Esta semana leí en el portal de noticias MSN que la
actriz estadounidense Natalie Portman se mudó de París a Los Ángeles por
sentirse incapaz de comprender y de integrarse a la sociedad francesa. Más aún,
no dudó, según esta información que merece el maleficio de las dudas naturales,
en caer en el eterno cliché que dice que «los franceses son fríos e
insoportables».
Después leí un fragmento del libro Dieu voyage toujours incognito (la traducción
española lleva por título un inexplicable No
me iré sin decirte adónde voy), del escritor francés Laurent Gounelle, en
el cual aprendo que los seres humanos actúan de conformidad con los gestos y códigos
que se expresan mutuamente.

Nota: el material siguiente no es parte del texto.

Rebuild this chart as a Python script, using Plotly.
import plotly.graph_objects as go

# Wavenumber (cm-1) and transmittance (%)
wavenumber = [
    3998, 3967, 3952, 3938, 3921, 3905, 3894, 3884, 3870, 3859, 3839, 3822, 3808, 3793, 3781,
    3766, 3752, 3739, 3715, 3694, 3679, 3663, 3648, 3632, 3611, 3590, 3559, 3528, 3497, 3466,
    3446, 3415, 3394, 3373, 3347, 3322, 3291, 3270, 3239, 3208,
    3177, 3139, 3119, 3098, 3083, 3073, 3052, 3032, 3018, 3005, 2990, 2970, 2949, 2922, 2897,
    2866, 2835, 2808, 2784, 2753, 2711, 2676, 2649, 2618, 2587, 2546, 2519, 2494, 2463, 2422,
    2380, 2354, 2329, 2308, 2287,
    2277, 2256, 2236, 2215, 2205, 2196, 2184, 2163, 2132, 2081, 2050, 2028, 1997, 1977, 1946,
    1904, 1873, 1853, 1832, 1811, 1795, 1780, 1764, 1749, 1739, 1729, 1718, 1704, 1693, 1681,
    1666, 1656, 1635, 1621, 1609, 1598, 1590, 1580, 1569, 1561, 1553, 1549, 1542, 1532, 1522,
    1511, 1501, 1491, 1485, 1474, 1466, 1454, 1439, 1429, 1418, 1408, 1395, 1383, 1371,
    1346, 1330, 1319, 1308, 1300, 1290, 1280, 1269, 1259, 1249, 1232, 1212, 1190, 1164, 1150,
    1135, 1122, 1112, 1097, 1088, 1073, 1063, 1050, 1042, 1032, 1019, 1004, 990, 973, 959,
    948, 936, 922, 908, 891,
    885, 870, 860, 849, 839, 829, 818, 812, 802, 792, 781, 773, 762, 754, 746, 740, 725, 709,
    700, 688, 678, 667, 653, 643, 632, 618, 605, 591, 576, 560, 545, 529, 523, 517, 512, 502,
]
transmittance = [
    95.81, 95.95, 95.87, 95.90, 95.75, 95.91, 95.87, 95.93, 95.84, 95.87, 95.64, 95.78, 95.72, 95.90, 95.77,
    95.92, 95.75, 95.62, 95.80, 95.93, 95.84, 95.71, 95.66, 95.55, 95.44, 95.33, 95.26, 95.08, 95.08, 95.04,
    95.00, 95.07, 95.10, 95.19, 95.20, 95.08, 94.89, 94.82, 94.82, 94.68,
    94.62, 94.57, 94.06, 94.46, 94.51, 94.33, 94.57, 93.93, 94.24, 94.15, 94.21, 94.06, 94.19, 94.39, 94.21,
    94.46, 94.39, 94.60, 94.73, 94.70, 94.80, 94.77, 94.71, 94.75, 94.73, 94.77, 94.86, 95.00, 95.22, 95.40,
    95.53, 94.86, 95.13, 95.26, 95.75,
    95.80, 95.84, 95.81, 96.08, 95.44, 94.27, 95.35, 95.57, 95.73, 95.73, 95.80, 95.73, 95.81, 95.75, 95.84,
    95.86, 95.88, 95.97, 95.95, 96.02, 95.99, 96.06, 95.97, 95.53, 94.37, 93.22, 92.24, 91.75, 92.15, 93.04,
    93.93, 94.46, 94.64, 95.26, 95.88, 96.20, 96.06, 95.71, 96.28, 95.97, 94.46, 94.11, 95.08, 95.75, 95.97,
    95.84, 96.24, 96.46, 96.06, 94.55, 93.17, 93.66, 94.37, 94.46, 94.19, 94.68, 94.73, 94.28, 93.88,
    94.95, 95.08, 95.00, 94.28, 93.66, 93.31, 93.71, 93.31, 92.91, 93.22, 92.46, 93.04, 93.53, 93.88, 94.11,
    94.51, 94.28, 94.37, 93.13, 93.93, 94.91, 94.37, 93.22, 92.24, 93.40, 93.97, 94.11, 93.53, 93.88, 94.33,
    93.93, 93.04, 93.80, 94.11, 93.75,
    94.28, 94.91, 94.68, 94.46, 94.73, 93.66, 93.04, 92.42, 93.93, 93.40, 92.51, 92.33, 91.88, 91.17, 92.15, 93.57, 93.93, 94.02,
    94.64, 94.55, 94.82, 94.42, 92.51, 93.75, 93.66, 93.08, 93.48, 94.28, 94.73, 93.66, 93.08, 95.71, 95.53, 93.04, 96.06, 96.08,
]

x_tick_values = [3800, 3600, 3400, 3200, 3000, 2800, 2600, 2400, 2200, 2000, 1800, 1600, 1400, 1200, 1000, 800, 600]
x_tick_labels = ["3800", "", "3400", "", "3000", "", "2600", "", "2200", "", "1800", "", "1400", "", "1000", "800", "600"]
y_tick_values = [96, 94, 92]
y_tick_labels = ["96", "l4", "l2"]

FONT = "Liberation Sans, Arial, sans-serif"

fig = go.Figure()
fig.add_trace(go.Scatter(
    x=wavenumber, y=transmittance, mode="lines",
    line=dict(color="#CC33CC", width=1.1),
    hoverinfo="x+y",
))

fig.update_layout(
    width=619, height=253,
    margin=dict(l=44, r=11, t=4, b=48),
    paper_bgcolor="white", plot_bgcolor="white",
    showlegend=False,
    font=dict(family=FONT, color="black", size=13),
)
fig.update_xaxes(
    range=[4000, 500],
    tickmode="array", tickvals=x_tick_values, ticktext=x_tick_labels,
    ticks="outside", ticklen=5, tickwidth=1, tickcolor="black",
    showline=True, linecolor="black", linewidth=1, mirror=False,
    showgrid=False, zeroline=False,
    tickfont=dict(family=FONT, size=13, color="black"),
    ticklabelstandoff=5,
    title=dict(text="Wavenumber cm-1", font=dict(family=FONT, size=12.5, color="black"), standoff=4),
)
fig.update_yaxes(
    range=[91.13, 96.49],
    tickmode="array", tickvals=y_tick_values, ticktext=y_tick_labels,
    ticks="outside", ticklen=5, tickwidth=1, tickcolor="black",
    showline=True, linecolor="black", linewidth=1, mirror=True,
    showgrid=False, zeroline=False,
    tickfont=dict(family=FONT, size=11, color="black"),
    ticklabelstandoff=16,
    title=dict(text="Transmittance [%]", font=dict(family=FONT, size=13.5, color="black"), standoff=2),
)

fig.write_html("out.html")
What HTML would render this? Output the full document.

Es decir, y en teoría, si pretendo que cada día la
gente me sonría, sea amable y considerada conmigo, yo mismo tengo que actuar de
ese modo. Por otro lado, si soy alguien cabizbajo, pesimista, negativo o de mal
temperamento, veré el resto del mundo según los cristales de esa visión turbia
de las cosas.
Si creemos en esto, podríamos atrevernos a decir que
el resto de los mortales, tal y como lo ha hecho nuestra espléndida Natalie (a
quien le podemos perdonar casi todo gracias a sus mágicas películas), reflejan
en los franceses sus propios prejuicios y actitudes negativas. De este modo, si
vamos a París, podemos actuar con cierta frialdad y hermetismo puesto que
estamos convencidos de que nadie nos
sonreirá ni se mostrará amable u hospitalario. Pero, tal vez, si hacemos la
prueba, y desde que llegamos saludamos al vendedor de periódicos con un sonoro bonjour y una sincera sonrisa de oreja a
oreja, veremos la diferencia. No pretendo con esto que hay que sobreactuar una alegría
que no se siente, pero sí creo, como lo dice Laurent Gounelle, que nuestro
mundo es el espejo de nosotros mismos.
Así que, Natalie, regresa a París, olvídate de Los Ángeles
y comienza de cero. La vida es eso: un eterno empezar, una y mil veces.
*
En la imagen, la actriz Natalie Portman en un
fotograma de la película Black Swan (2010), del realizador Darren Aronofsky.